Sono stati davvero mesi intensi quelli che hanno preceduto l’odierna solennità di san Giuseppe. Un anno dedicato alla sua figura, una Lettera apostolica (Patris corde) per tracciarne il profilo, un ciclo di dodici catechesi nell’udienza generale del mercoledì. Un percorso voluto da Papa per “accrescere l’amore verso questo grande Santo, per essere spinti a implorare la sua intercessione e per imitare le sue virtù e il suo slancio” (PaC, epilogo). Nessuno però poteva immaginare che tale cammino si sarebbe confrontato con la follia della guerra che, in questo momento, insanguina l’Europa, mettendo in pericolo come non mai la pace mondiale e lo stesso futuro dell’umanità. Si parla infatti con troppa leggerezza di armi nucleari, di guerra nucleare, occultando il fatto – una volta lapalissiano – che ciò segnerebbe la fine del genere umano e della vita sulla Terra.
È pur vero, però, che proprio questo inaspettato e drammatico confronto indica quanto fosse provvidenziale il cammino che Papa Francesco e la Chiesa hanno compiuto. Davanti alla follia della guerra, abbiamo bisogno di uomini e di credenti come Giuseppe.
Guardando le immagini di morte che continuamente rimbalzano sui media e i volti dei milioni di profughi costretti a lasciare il proprio paese, “ci viene da domandarci perché Dio non sia intervenuto in maniera diretta e chiara […]; si ha sempre l’impressione che il mondo sia in balia dei forti e dei potenti” (PaC 5). Il “mancato intervento diretto” di Dio, da sempre, turba e scandalizza, soprattutto quando la guerra svela il suo vero aspetto ed impone le sue leggi inumane. Eppure, proprio questo “mancato intervento diretto” genera i collaboratori del Dio della pace, come Giuseppe: “Dio interviene per mezzo di eventi e persone. Giuseppe è l’uomo mediante il quale Dio si prende cura degli inizi della storia della redenzione. Egli è il vero “miracolo” con cui Dio salva il Bambino e sua madre” (PaC 5).

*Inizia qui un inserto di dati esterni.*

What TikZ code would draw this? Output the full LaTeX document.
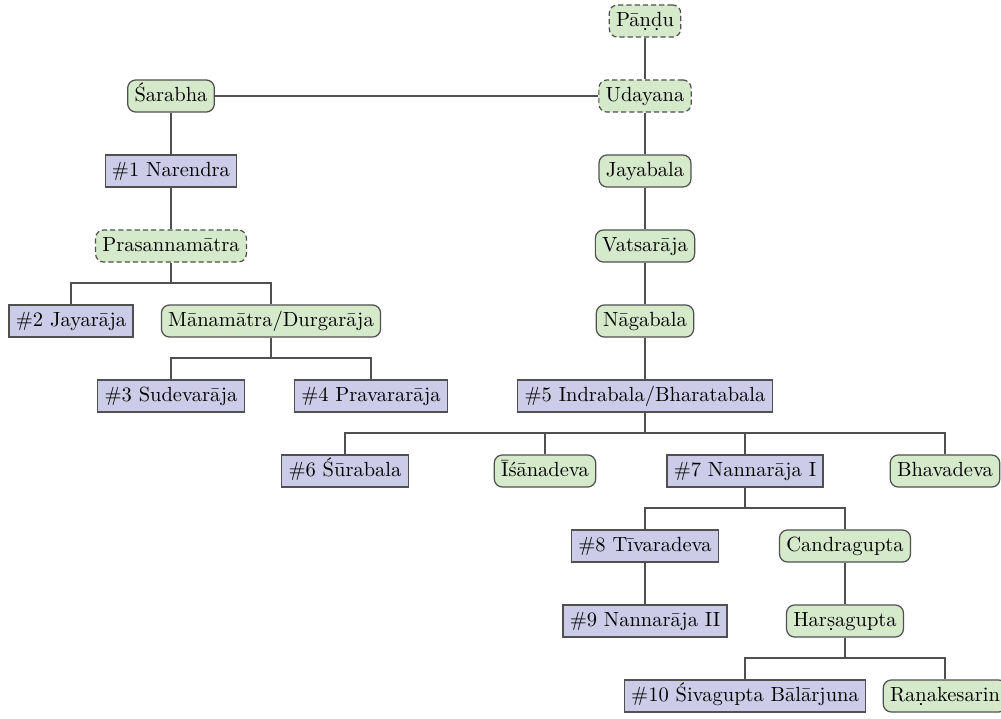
\documentclass[tikz,border=0pt]{standalone}

\definecolor{kinggreen}{RGB}{213,233,203}
\definecolor{kingblue}{RGB}{205,204,232}
\definecolor{kingline}{RGB}{80,80,80}

\begin{document}
\begin{tikzpicture}[x=0.4878pt, y=-0.4878pt,
	link/.style={draw=kingline, semithick},
	box/.style={draw=kingline, semithick, text height=7pt, text depth=2pt},
	king/.style={box, fill=kingblue},
	kin/.style={box, fill=kinggreen, rounded corners=4pt},
	guess/.style={kin, dash pattern=on 2.5pt off 1.5pt}]
\useasboundingbox (0,0) rectangle (1001,718);

\node[guess] (pandu) at (645,21) {P\=a\d{n}\d{d}u};
\node[guess] (udayana) at (645,96) {Udayana};
\node[kin] (sarabha) at (171,96) {\'Sarabha};
\node[king] (narendra) at (171,171) {\#1 Narendra};
\node[guess] (prasanna) at (171,246) {Prasannam\=atra};
\node[king] (jayaraja) at (71,321) {\#2 Jayar\=aja};
\node[kin] (manamatra) at (271,321) {M\=anam\=atra/Durgar\=aja};
\node[king] (sudeva) at (171,396) {\#3 Sudevar\=aja};
\node[king] (pravara) at (371,396) {\#4 Pravarar\=aja};

\node[kin] (jayabala) at (645,171) {Jayabala};
\node[kin] (vatsaraja) at (645,246) {Vatsar\=aja};
\node[kin] (nagabala) at (645,321) {N\=agabala};
\node[king] (indrabala) at (645,396) {\#5 Indrabala/Bharatabala};
\node[king] (surabala) at (345,471) {\#6 \'S\=urabala};
\node[kin] (isana) at (545,471) {\=I\'s\=anadeva};
\node[king] (nanna1) at (745,471) {\#7 Nannar\=aja I};
\node[kin] (bhava) at (945,471) {Bhavadeva};
\node[king] (tivara) at (645,546) {\#8 T\={\i}varadeva};
\node[kin] (candra) at (845,546) {Candragupta};
\node[king] (nanna2) at (645,621) {\#9 Nannar\=aja II};
\node[kin] (harsa) at (845,621) {Har\d{s}agupta};
\node[king] (sivagupta) at (745,696) {\#10 \'Sivagupta B\=al\=arjuna};
\node[kin] (ranake) at (945,696) {Ra\d{n}akesarin};

\coordinate (fork1) at (171,283);
\coordinate (fork2) at (271,358);
\coordinate (fork3) at (645,433);
\coordinate (fork4) at (745,508);
\coordinate (fork5) at (845,658);

\draw[link] (sarabha) -- (udayana);
\foreach \a/\b in {pandu/udayana, udayana/jayabala, jayabala/vatsaraja,
	vatsaraja/nagabala, nagabala/indrabala, sarabha/narendra,
	narendra/prasanna, tivara/nanna2, candra/harsa}
	\draw[link] (\a) -- (\b);

\draw[link] (prasanna) -- (fork1);
\draw[link] (jayaraja.north) |- (fork1) -| (manamatra.north);
\draw[link] (manamatra) -- (fork2);
\draw[link] (sudeva.north) |- (fork2) -| (pravara.north);
\draw[link] (indrabala) -- (fork3);
\draw[link] (surabala.north) |- (fork3) -| (bhava.north);
\draw[link] (isana.north) |- (fork3);
\draw[link] (nanna1.north) |- (fork3);
\draw[link] (nanna1) -- (fork4);
\draw[link] (tivara.north) |- (fork4) -| (candra.north);
\draw[link] (harsa) -- (fork5);
\draw[link] (sivagupta.north) |- (fork5) -| (ranake.north);
\end{tikzpicture}
\end{document}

Il “mancato intervento diretto” non è, allora, il segno della condanna e dell’abbandono del genere umano da parte del Dio della pace; o, peggio ancora, della sua non-esistenza. È, piuttosto, “la ‘buona notizia’ del Vangelo” che “sta nel far vedere come, nonostante la prepotenza e la violenza dei dominatori terreni, Dio trovi sempre il modo per realizzare il suo piano di salvezza a condizione che usiamo lo stesso coraggio creativo del carpentiere di Nazaret, il quale sa trasformare un problema in un’opportunità anteponendo sempre la fiducia nella Provvidenza […]. Dio si fida di quest’uomo, così come fa Maria, che in Giuseppe trova colui che non solo vuole salvarle la vita, ma che provvederà sempre a lei e al Bambino” (PaC 5).
La guerra va fermata con il coraggio creativo di Giuseppe che non teme il giudizio umano, con la sua fiducia nella Provvidenza, con il suo rifiuto della violenza; e con la consapevolezza che “ogni bisognoso, ogni povero, ogni sofferente, ogni moribondo, ogni forestiero, ogni carcerato, ogni malato sono “il Bambino” che Giuseppe continua a custodire […]. Da Giuseppe dobbiamo imparare la medesima cura e responsabilità: amare il Bambino e sua madre” (PaC 5).